Everyone is aware of how carefully marketed Apple products are. From sleek designs to savvy advertising campaigns, Apple created an image and a brand more powerful and recognizable that few can top.
Jobs was a king of the product-launch. He urged super-secrecy within his company, which he felt led to intense public anticipation. Not just the technology community, but consumers as well frantically await Apple’s announcements. Apple never announces products at tech shows or conventions, but hosts their own conferences, packed withjournalists, bloggers and industry leaders, to release new products. Almost everyone can visualize the minimalist, black background with Jobs explaining the new Apple iPad. His legacy lives on as industry giants like Facebook and Amazon copy Job’s style with their own product announcements.
Here Jobs is announcing the release of the MacBook Air.
Jobs was a mastermind of image. His trademark black turtleneck, Levis and white tennis shoes are synonymous with the sleek, minimal, and cool. Job’s message never faltered. He was able to own his message. Jobs was able to produce products that people never thought they needed, but after hearing Job’s pitch, people could not live without.

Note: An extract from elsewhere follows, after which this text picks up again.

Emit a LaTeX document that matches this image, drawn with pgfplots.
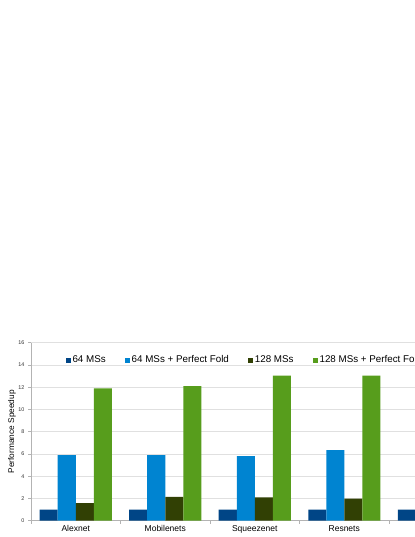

Sarah Skerik, VP of social media for PR Newswire, imagines what Jobs would have done as a PR professional:
- He would have owned social channels for the brand he represented, and he would have used social media to build enthusiastic audiences for his brand.
- He would have been excruciatingly deliberate in the communications he crafted. His messaging would, I am sure, have been elegant, tightly-edited, and bang on message. And the message? It would have been exactly what his audience wanted to hear. Nothing that was less than perfect or less than compelling would have made it out the door.
- He would have locked down all the details, and harnessed the real synergies that exist between PR, SEO, social media and marketing.
Job’s products were all about the consumers. They were user friendly, stylish, and efficient. That is the way PR communications should be. A persistent focus on the audience should never be compromised. PR professionals are supposed to make things easier. While it is important to spin and convey and consistent message, it is also essential to consider the audience. It is important to understand the demands of journalists and understand the needs of consumers and adapt to their environment.
Jobs as a PR professional would have been consistent, enthusiastic and efficient. That is the legacy he left for the business and technology industry. It is the same message the PR industry should take away.